Lettre ouverte d’un grand écrivain maroco-algérien au Président de la République Algérienne

Par Kébir Ammi

(Ecrivain maroco-algérien)

Monsieur le Président,

Permettez à l’humble citoyen que je suis de sortir de sa réserve pour vous dire, avec tout le respect que je vous dois, que la décision de rompre vos relations avec le Maroc est une faute morale. C’est une offense que rien ne fonde. Car on ne rompt pas avec celui qui vous a donné les gages de son estime et de sa solidarité dans les moments difficiles.

C’est un désaveu de ce que nos glorieux aînés, qui se sont ardemment battus pour la liberté, ont réalisé au moment des épreuves. Au pire, on se fâche avec un frère mais on cherche avec une rage effrénée les moyens pour que la joie illumine de nouveau notre route commune.

Monsieur le Président, nous aimons votre pays autant que vous l’aimez, et ne croyez pas que ce sont là des mots de camelot pour gagner votre estime. D’aucuns dans cette rive fraternelle nommée Maroc ont, dans leur lignée, des aïeux qui ont fui la brutalité coloniale et trouvé plus à l’Ouest un havre de paix. Doivent-ils nier ou taire ce qui les lie à cette terre ?

Reconnaissez qu’il leur faudrait des trésors d’ingratitude. Quel être est capable d’une aussi abjecte infamie ? De Tlemcen à Agadir, de Casablanca à Alger… des liens forts, faits de chair et de sang, nous unissent

Un homme a posé le pied au Maroc dans le premier quart de l’autre siècle et il n’a eu jusqu’à sa mort que des raisons de dire sa dette fraternelle à ceux qui l’ont accueilli comme l’un des leurs. Il est parti en rappelant à sa descendance ce qu’il devait à ce pays.

Il a fermé les yeux le jour de l’indépendance de la terre qui l’a vu naître. Il était heureux, je peux en témoigner, j’avais neuf ans, j’étais à son chevet, je ne savais rien du monde mais on garde les plus intenses souvenirs à cet âge, il m’a pris très fort dans ses bras pour me faire sentir la joie qui était la sienne au moment de partir.

Je n’ai pas cessé depuis de porter l’Algérie dans mon cœur. Je lui voue un amour irraisonné. Et je continuerai de le faire. Mais comment n’avoir pas le sentiment que cet homme qui n’a vécu que pour être loyal est trahi, aujourd’hui, dans ce qu’il avait de plus cher ?

Monsieur le Président, votre pays est une part de nous-mêmes, de ce Maghreb lumineux que nous aimerions léguer à ceux qui viendront après nous.
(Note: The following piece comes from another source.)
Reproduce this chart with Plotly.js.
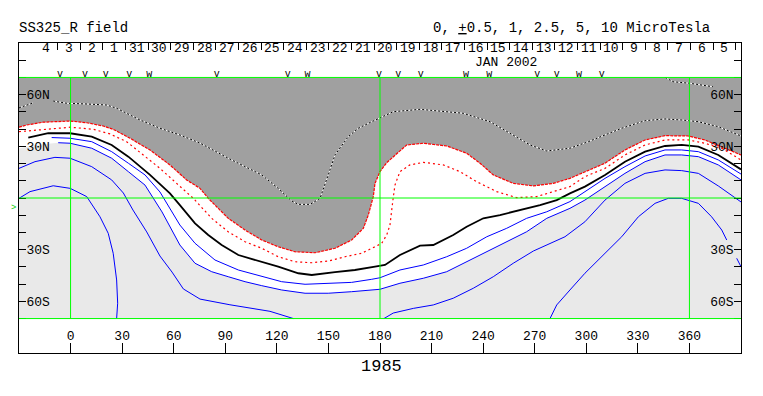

Faudra-t-il leur laisser en héritage une fâcherie féroce ? Que pourra-t-on leur dire d’outre-tombe pour justifier l’injustifiable et pardonner une impardonnable faute ?

Qui peut, Monsieur le Président, admettre qu’un État s’arroge le droit brutal de prendre une décision aussi inique et inacceptable ? Qui peut avoir l’outrecuidance de prendre, au nom de tous les Algériens, une décision semblable ? N’y voyez aucune impudence, Monsieur le Président, j’ai trop de respect pour votre fonction pour m’autoriser cela. Mais nul n’a le droit de jeter d’un trait de plume l’apocalypse sur le monde.

Un État a le droit sacré, semblable à un devoir, de servir des citoyens.

Je vous accorde qu’il n’est pas facile de gouverner. Car il faut de l’humilité. Et ce je ne sais quoi dont peu d’hommes de pouvoir semblent friands, la capacité de se mettre à la place de ceux qu’on est censé servir. Un sempiternel espoir faisait battre nos cœurs depuis près de cinquante ans. Nous espérions qu’un geste de bonne volonté nous donnerait tort rétroactivement d’avoir quelquefois désespéré.

La décision du 24 août est un coup de hache qui vient clore, sans gloire, une histoire vieille de plusieurs décennies. Était-il nécessaire de recourir au pire pour assombrir davantage encore un drame que des citoyens des deux côtés vivent dans leur chair ?

Ma tristesse est grande, Monsieur le Président, car je rêve comme un fou, depuis cinq décennies, de belles et simples retrouvailles avec ceux des miens qui sont en Algérie.

Ma tristesse est grande car la raison vient de s’éloigner un peu plus de notre horizon, par la faute de ceux qui font un usage excessif de la force que le pouvoir leur accorde et qui ne se doutent pas des drames qu’ils génèrent.

À l’heure où je vous écris, Monsieur le Président, je crains de ne jamais voir de mon vivant nos deux pays se donner l’accolade comme j’en rêve inlassablement depuis des années et cela me blesse profondément.

Veuillez agréer, Monsieur le Président, ma très grande considération.